--- Dataset records ---

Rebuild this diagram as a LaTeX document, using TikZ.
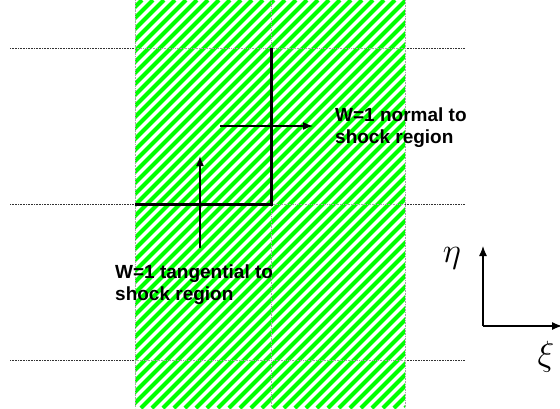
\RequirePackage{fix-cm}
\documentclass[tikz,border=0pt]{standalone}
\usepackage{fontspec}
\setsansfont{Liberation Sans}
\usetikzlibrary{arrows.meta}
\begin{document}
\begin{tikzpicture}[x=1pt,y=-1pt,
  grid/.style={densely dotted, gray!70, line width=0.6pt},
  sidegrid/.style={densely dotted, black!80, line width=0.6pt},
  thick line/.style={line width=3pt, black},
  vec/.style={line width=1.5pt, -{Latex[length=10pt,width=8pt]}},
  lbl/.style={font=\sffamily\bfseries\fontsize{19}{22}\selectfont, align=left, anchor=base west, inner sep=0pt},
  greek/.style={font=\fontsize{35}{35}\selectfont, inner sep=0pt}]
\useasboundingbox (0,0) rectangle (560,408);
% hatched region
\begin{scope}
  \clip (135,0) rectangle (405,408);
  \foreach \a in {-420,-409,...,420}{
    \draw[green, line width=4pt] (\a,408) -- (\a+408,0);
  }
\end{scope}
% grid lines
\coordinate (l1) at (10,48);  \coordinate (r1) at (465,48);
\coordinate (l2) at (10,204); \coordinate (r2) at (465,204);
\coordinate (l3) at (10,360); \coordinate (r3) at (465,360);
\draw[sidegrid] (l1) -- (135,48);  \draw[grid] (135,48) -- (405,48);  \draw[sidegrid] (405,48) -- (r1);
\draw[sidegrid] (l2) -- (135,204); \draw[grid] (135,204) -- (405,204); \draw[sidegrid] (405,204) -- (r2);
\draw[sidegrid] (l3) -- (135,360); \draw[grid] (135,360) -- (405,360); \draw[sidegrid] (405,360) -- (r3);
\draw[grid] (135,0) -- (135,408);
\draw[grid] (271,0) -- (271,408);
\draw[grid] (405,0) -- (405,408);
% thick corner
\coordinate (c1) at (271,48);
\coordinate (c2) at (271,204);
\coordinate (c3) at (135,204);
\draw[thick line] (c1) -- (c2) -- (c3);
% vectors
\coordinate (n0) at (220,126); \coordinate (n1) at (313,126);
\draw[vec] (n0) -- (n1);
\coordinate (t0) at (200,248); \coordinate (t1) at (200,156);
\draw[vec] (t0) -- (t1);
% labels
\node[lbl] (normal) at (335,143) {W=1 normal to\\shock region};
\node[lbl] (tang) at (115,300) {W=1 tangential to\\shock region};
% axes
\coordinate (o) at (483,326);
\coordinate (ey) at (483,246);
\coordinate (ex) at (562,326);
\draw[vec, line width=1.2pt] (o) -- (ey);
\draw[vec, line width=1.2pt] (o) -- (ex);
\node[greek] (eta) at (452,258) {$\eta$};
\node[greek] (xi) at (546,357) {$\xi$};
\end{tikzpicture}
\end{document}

---
--- Dataset records ---

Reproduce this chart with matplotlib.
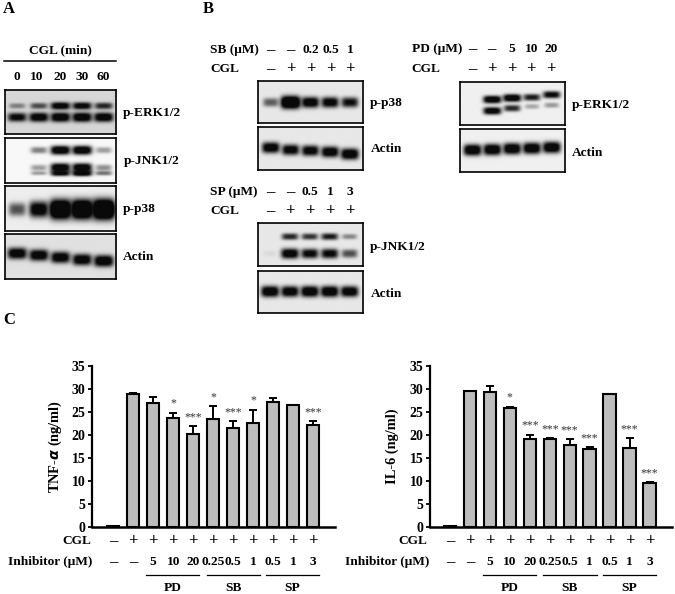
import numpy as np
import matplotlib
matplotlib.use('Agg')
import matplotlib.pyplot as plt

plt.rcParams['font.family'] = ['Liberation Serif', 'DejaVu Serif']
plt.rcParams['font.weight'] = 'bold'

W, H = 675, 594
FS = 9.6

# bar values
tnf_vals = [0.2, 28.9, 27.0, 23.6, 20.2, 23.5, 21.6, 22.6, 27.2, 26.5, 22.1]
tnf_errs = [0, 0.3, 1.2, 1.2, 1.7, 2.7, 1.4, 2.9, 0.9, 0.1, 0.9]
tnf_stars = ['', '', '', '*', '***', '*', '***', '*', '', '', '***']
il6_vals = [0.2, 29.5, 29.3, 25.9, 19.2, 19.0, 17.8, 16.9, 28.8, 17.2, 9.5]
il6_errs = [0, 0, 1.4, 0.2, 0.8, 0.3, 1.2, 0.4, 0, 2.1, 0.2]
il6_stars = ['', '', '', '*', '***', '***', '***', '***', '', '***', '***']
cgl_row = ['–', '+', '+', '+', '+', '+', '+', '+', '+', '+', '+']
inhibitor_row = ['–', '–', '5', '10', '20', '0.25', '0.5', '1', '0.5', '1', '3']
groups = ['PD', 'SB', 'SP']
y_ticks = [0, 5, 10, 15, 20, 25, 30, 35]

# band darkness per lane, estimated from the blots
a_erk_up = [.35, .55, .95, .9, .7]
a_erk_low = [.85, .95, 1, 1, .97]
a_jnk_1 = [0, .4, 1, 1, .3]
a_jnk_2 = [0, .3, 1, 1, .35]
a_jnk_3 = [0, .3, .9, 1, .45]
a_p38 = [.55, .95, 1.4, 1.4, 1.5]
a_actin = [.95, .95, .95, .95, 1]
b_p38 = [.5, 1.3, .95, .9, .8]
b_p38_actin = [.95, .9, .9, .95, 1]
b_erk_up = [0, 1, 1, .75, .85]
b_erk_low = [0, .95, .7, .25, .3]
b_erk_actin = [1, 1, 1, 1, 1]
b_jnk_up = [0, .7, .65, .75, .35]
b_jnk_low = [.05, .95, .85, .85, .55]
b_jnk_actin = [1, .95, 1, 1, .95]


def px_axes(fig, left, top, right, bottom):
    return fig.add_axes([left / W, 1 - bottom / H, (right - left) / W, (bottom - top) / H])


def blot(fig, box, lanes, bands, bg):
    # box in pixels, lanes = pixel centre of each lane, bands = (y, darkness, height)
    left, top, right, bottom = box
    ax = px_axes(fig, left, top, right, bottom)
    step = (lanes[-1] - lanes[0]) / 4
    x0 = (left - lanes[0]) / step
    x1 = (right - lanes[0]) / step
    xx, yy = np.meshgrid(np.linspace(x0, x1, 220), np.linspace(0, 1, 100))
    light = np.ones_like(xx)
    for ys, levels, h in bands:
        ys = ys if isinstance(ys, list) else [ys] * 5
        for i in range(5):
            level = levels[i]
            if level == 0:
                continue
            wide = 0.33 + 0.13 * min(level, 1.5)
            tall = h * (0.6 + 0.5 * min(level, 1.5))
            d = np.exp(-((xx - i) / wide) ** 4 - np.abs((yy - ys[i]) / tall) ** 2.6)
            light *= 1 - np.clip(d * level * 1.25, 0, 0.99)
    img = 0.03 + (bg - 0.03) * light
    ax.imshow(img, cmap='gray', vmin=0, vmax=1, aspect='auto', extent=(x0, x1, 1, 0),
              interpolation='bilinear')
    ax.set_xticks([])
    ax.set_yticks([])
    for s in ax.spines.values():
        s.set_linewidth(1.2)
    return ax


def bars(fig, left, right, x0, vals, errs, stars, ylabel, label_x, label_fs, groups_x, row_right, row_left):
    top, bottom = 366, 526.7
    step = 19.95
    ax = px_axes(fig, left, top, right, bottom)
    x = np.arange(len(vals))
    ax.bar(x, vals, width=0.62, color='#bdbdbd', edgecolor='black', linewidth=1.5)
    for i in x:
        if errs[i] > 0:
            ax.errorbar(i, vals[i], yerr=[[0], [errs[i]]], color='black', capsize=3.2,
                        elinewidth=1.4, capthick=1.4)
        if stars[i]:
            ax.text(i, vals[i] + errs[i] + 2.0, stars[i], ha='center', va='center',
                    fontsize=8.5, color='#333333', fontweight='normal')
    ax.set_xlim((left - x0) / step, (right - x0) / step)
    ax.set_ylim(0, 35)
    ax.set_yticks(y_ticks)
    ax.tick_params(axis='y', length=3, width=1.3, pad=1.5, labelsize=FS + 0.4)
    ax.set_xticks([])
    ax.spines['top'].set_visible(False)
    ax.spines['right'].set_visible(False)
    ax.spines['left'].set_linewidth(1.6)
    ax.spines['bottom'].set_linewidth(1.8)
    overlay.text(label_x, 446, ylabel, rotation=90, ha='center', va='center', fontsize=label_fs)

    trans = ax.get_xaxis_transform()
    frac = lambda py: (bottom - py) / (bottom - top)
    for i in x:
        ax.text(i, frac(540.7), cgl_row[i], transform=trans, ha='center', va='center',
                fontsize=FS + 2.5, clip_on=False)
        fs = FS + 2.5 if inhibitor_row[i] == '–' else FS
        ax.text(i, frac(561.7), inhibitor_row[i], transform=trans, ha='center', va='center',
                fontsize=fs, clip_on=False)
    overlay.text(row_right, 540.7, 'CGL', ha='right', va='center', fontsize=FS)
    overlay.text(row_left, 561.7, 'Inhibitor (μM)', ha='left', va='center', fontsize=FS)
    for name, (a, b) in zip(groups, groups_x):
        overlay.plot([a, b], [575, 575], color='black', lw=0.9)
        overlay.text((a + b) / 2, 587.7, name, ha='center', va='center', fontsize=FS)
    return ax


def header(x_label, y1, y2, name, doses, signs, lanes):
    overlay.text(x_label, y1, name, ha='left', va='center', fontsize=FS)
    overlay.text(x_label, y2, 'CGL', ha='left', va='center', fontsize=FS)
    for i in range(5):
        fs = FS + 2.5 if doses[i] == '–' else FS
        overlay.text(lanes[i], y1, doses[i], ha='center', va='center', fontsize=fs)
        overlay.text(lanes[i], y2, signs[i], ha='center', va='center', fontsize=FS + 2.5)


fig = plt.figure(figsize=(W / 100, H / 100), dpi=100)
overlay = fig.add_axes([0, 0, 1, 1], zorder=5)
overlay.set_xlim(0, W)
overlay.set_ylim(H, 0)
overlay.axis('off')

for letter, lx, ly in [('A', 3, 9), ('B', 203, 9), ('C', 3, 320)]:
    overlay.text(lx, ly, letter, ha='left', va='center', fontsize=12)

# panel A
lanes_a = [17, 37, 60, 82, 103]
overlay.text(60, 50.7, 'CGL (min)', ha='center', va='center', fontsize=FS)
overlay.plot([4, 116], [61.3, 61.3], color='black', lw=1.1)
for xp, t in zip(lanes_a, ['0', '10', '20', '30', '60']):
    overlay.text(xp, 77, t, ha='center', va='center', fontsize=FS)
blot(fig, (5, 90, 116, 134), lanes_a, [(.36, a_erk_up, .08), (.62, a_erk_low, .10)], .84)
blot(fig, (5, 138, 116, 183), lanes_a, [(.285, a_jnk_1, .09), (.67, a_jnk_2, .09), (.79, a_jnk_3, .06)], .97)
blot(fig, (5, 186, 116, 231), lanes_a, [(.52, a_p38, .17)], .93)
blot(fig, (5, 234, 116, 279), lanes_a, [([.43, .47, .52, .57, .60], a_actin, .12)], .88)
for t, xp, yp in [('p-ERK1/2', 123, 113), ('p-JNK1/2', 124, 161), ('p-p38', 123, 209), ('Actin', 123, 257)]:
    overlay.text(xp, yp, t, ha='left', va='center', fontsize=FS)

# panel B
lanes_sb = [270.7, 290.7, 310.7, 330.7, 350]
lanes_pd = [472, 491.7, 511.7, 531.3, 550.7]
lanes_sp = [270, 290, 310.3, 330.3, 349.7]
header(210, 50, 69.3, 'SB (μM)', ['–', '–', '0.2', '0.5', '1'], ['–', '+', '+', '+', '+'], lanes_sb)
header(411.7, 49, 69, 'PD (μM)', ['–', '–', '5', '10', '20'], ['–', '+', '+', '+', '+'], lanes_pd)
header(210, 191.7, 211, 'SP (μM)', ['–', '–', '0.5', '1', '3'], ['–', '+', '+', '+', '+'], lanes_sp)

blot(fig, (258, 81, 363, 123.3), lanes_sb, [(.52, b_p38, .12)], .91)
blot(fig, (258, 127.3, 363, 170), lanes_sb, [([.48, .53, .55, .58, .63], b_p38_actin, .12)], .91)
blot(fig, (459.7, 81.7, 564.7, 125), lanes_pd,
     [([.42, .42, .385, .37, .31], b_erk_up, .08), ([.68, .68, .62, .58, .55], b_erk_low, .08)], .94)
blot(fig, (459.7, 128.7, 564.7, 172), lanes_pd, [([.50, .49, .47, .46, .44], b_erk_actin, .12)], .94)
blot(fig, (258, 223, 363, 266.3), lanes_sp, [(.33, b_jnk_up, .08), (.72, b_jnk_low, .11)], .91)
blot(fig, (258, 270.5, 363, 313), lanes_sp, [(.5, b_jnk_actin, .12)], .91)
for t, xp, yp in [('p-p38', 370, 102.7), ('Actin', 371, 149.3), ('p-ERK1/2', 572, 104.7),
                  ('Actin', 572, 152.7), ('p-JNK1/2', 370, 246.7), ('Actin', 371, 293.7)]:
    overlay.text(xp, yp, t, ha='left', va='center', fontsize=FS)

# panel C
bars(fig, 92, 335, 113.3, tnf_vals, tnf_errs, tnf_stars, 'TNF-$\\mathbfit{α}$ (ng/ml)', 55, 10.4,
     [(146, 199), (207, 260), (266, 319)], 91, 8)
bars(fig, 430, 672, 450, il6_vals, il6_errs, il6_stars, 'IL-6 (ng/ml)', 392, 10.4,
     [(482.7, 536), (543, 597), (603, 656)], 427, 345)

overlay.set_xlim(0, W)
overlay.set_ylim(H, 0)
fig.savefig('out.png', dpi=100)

---

_Your objective_
Check every line of the data above for the string "this", and copy those that have it.

_The result_
Rebuild this diagram as a LaTeX document, using TikZ.
Reproduce this chart with matplotlib.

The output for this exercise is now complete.